TASK BRIEF ▸
Up to and including the line with "const y = d3.scaleLinear().domain([0, 30]).range([bottom, top]);", write out the listing from its first line, minus the pictures.

DATA BLOCK ▸
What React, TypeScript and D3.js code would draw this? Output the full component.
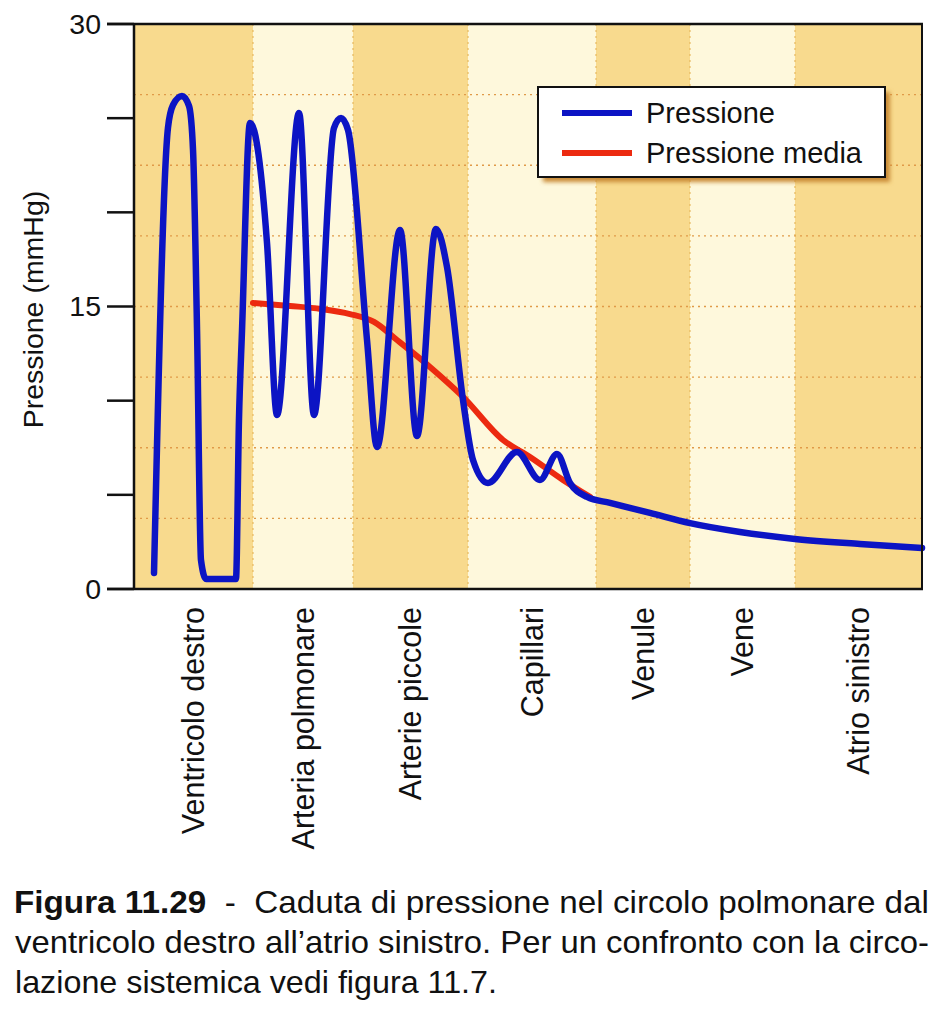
import React from 'react';
import * as d3 from 'd3';

// ---- Data ----
const categories = [
  'Ventricolo destro',
  'Arteria polmonare',
  'Arterie piccole',
  'Capillari',
  'Venule',
  'Vene',
  'Atrio sinistro',
];
// column boundaries along the circuit (0-100 position units)
const columnEdges = [0, 15.1, 27.79, 42.39, 58.63, 70.56, 83.88, 100];
const yTicks = [0, 5, 10, 15, 20, 25, 30];
const yTickLabels = ['0', '', '', '15', '', '', '30'];
const gridValues = [3.75, 7.5, 11.25, 15, 18.75, 22.5, 26.25];

// Pressione (blue) – position along circuit, mmHg
const pressionePos = [
  2.54, 4.31, 4.95, 6.09, 6.98, 7.49, 8.0, 8.5, 9.14, 12.94, 13.32, 13.71, 14.72,
  16.88, 18.15, 20.94, 22.84, 25.38, 26.27, 27.16, 29.57, 30.84, 33.76, 35.91,
  38.32, 39.72, 41.75, 43.02, 44.92, 48.6, 51.52, 53.68, 55.33, 57.49, 60.41,
  65.48, 70.56, 76.9, 83.88, 92.13, 100,
];
const pressioneVal = [
  0.85, 24.48, 25.7, 26.18, 25.65, 23.31, 13.75, 1.54, 0.53, 0.53, 8.97, 13.75, 24.75,
  18.37, 9.24, 25.28, 9.24, 24.48, 25.01, 24.37, 13.22, 7.54, 19.06, 8.12,
  19.12, 17.1, 10.04, 6.85, 5.63, 7.27, 5.79, 7.17, 5.63, 4.89, 4.57,
  4.04, 3.5, 3.03, 2.66, 2.39, 2.18,
];

// Pressione media (red)
const mediaPos = [15.1, 19.8, 23.73, 27.41, 30.46, 33.38, 37.56, 41.75, 46.83, 50.25, 54.44, 57.87];
const mediaVal = [15.19, 15.03, 14.87, 14.6, 14.18, 13.22, 11.79, 10.2, 7.91, 7.01, 5.79, 4.89];

const legendItems = [
  { label: 'Pressione', color: '#0c14c4' },
  { label: 'Pressione media', color: '#ec2a10' },
];

const captionBold = 'Figura 11.29';
const captionLines = [
  '  -  Caduta di pressione nel circolo polmonare dal',
  'ventricolo destro all\u2019atrio sinistro. Per un confronto con la circo-',
  'lazione sistemica vedi figura 11.7.',
];

// ---- Layout ----
const W = 942;
const H = 1011;
const left = 134;
const right = 922;
const top = 24;
const bottom = 589;

const FONT = "'Liberation Sans', Arial, Helvetica, sans-serif";

export default function App() {
  const x = d3.scaleLinear().domain([0, 100]).range([left, right]);
  const y = d3.scaleLinear().domain([0, 30]).range([bottom, top]);

  const line = d3
    .line<[number, number]>()
    .x((d) => x(d[0]))
    .y((d) => y(d[1]))
    .curve(d3.curveMonotoneX);

  const bluePts: [number, number][] = pressionePos.map((p, i) => [p, pressioneVal[i]]);
  const redPts: [number, number][] = mediaPos.map((p, i) => [p, mediaVal[i]]);

  const colFill = (i: number) => (i % 2 === 0 ? '#f8da8e' : '#fef8dc');

  const lgX = 538;
  const lgY = 87;
  const lgW = 347;
  const lgH = 90;

  return (
    <svg
      width={W}
      height={H}
      style={{ position: 'absolute', left: 0, top: 0, background: '#fff' }}
      fontFamily={FONT}
    >
      <defs>
        <filter id="shadow" x="-10%" y="-10%" width="130%" height="140%">
          <feGaussianBlur stdDeviation="2" />
        </filter>
      </defs>
      <rect x={0} y={0} width={W} height={H} fill="#fff" />

      {/* column backgrounds */}
      {categories.map((c, i) => (
        <rect
          key={c}
          x={x(columnEdges[i])}
          y={top}
          width={x(columnEdges[i + 1]) - x(columnEdges[i])}
          height={bottom - top}
          fill={colFill(i)}
        />
      ))}

      {/* dotted grid */}
      {gridValues.map((g) => (
        <line
          key={'g' + g}
          x1={left}
          x2={right}
          y1={y(g)}
          y2={y(g)}
          stroke="#e09a48"
          strokeWidth={1.3}
          strokeDasharray="2 4"
        />
      ))}
      {columnEdges.slice(1, -1).map((e) => (
        <line
          key={'v' + e}
          x1={x(e)}
          x2={x(e)}
          y1={top}
          y2={bottom}
          stroke="#e3b050"
          strokeWidth={1}
          strokeDasharray="2 4"
        />
      ))}

      {/* series */}
      <path d={line(redPts) || ''} fill="none" stroke="#ec2a10" strokeWidth={6} strokeLinejoin="round" strokeLinecap="round" />
      <path d={line(bluePts) || ''} fill="none" stroke="#0c14c4" strokeWidth={6.5} strokeLinejoin="round" strokeLinecap="round" />

      {/* frame */}
      <line x1={107} x2={right + 1} y1={top} y2={top} stroke="#111" strokeWidth={2.5} />
      <line x1={107} x2={right + 1} y1={bottom} y2={bottom} stroke="#111" strokeWidth={2.5} />
      <line x1={left} x2={left} y1={top} y2={bottom} stroke="#111" strokeWidth={2.5} />
      <line x1={right} x2={right} y1={top} y2={bottom} stroke="#111" strokeWidth={2} />

      {/* y ticks */}
      {yTicks.map((t, i) => (
        <g key={'t' + t}>
          <line x1={107} x2={left} y1={y(t)} y2={y(t)} stroke="#111" strokeWidth={2.5} />
          {yTickLabels[i] && (
            <text x={101} y={y(t)} dy="0.35em" textAnchor="end" fontSize={28.5} fill="#111">
              {yTickLabels[i]}
            </text>
          )}
        </g>
      ))}

      <text
        transform={`translate(33, ${(top + bottom) / 2 + 3}) rotate(-90)`}
        textAnchor="middle"
        dy="0.35em"
        fontSize={28.5}
        fill="#111"
      >
        Pressione (mmHg)
      </text>

      {/* category labels */}
      {categories.map((c, i) => {
        const cx = x((columnEdges[i] + columnEdges[i + 1]) / 2);
        return (
          <text
            key={'c' + c}
            transform={`translate(${cx}, 607) rotate(-90)`}
            textAnchor="end"
            dy="0.35em"
            fontSize={30.5}
            fill="#111"
          >
            {c}
          </text>
        );
      })}

      {/* legend */}
      <rect x={lgX + 5} y={lgY + 5} width={lgW} height={lgH} fill="#c98a36" filter="url(#shadow)" />
      <rect x={lgX} y={lgY} width={lgW} height={lgH} fill="#fff" stroke="#111" strokeWidth={2} />
      {legendItems.map((it, i) => (
        <g key={it.label}>
          <line
            x1={lgX + 24}
            x2={lgX + 94}
            y1={lgY + 26 + i * 40}
            y2={lgY + 26 + i * 40}
            stroke={it.color}
            strokeWidth={6}
          />
          <text x={lgX + 108} y={lgY + 26 + i * 40} dy="0.35em" fontSize={29} fill="#111">
            {it.label}
          </text>
        </g>
      ))}

      {/* caption */}
      <text x={14} y={913} fontSize={32} fill="#111" textLength={915} lengthAdjust="spacingAndGlyphs">
        <tspan fontWeight="bold">{captionBold}</tspan>
        <tspan xmlSpace="preserve" style={{ whiteSpace: 'pre' }}>{captionLines[0]}</tspan>
      </text>
      <text x={15} y={953} fontSize={32} fill="#111" textLength={914} lengthAdjust="spacingAndGlyphs">
        {captionLines[1]}
      </text>
      <text x={15} y={993} fontSize={32} fill="#111" textLength={482} lengthAdjust="spacingAndGlyphs">
        {captionLines[2]}
      </text>
    </svg>
  );
}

RESPONSE FOR THIS EXERCISE ▸
What React, TypeScript and D3.js code would draw this? Output the full component.
import React from 'react';
import * as d3 from 'd3';

// ---- Data ----
const categories = [
  'Ventricolo destro',
  'Arteria polmonare',
  'Arterie piccole',
  'Capillari',
  'Venule',
  'Vene',
  'Atrio sinistro',
];
// column boundaries along the circuit (0-100 position units)
const columnEdges = [0, 15.1, 27.79, 42.39, 58.63, 70.56, 83.88, 100];
const yTicks = [0, 5, 10, 15, 20, 25, 30];
const yTickLabels = ['0', '', '', '15', '', '', '30'];
const gridValues = [3.75, 7.5, 11.25, 15, 18.75, 22.5, 26.25];

// Pressione (blue) – position along circuit, mmHg
const pressionePos = [
  2.54, 4.31, 4.95, 6.09, 6.98, 7.49, 8.0, 8.5, 9.14, 12.94, 13.32, 13.71, 14.72,
  16.88, 18.15, 20.94, 22.84, 25.38, 26.27, 27.16, 29.57, 30.84, 33.76, 35.91,
  38.32, 39.72, 41.75, 43.02, 44.92, 48.6, 51.52, 53.68, 55.33, 57.49, 60.41,
  65.48, 70.56, 76.9, 83.88, 92.13, 100,
];
const pressioneVal = [
  0.85, 24.48, 25.7, 26.18, 25.65, 23.31, 13.75, 1.54, 0.53, 0.53, 8.97, 13.75, 24.75,
  18.37, 9.24, 25.28, 9.24, 24.48, 25.01, 24.37, 13.22, 7.54, 19.06, 8.12,
  19.12, 17.1, 10.04, 6.85, 5.63, 7.27, 5.79, 7.17, 5.63, 4.89, 4.57,
  4.04, 3.5, 3.03, 2.66, 2.39, 2.18,
];

// Pressione media (red)
const mediaPos = [15.1, 19.8, 23.73, 27.41, 30.46, 33.38, 37.56, 41.75, 46.83, 50.25, 54.44, 57.87];
const mediaVal = [15.19, 15.03, 14.87, 14.6, 14.18, 13.22, 11.79, 10.2, 7.91, 7.01, 5.79, 4.89];

const legendItems = [
  { label: 'Pressione', color: '#0c14c4' },
  { label: 'Pressione media', color: '#ec2a10' },
];

const captionBold = 'Figura 11.29';
const captionLines = [
  '  -  Caduta di pressione nel circolo polmonare dal',
  'ventricolo destro all\u2019atrio sinistro. Per un confronto con la circo-',
  'lazione sistemica vedi figura 11.7.',
];

// ---- Layout ----
const W = 942;
const H = 1011;
const left = 134;
const right = 922;
const top = 24;
const bottom = 589;

const FONT = "'Liberation Sans', Arial, Helvetica, sans-serif";

export default function App() {
  const x = d3.scaleLinear().domain([0, 100]).range([left, right]);
  const y = d3.scaleLinear().domain([0, 30]).range([bottom, top]);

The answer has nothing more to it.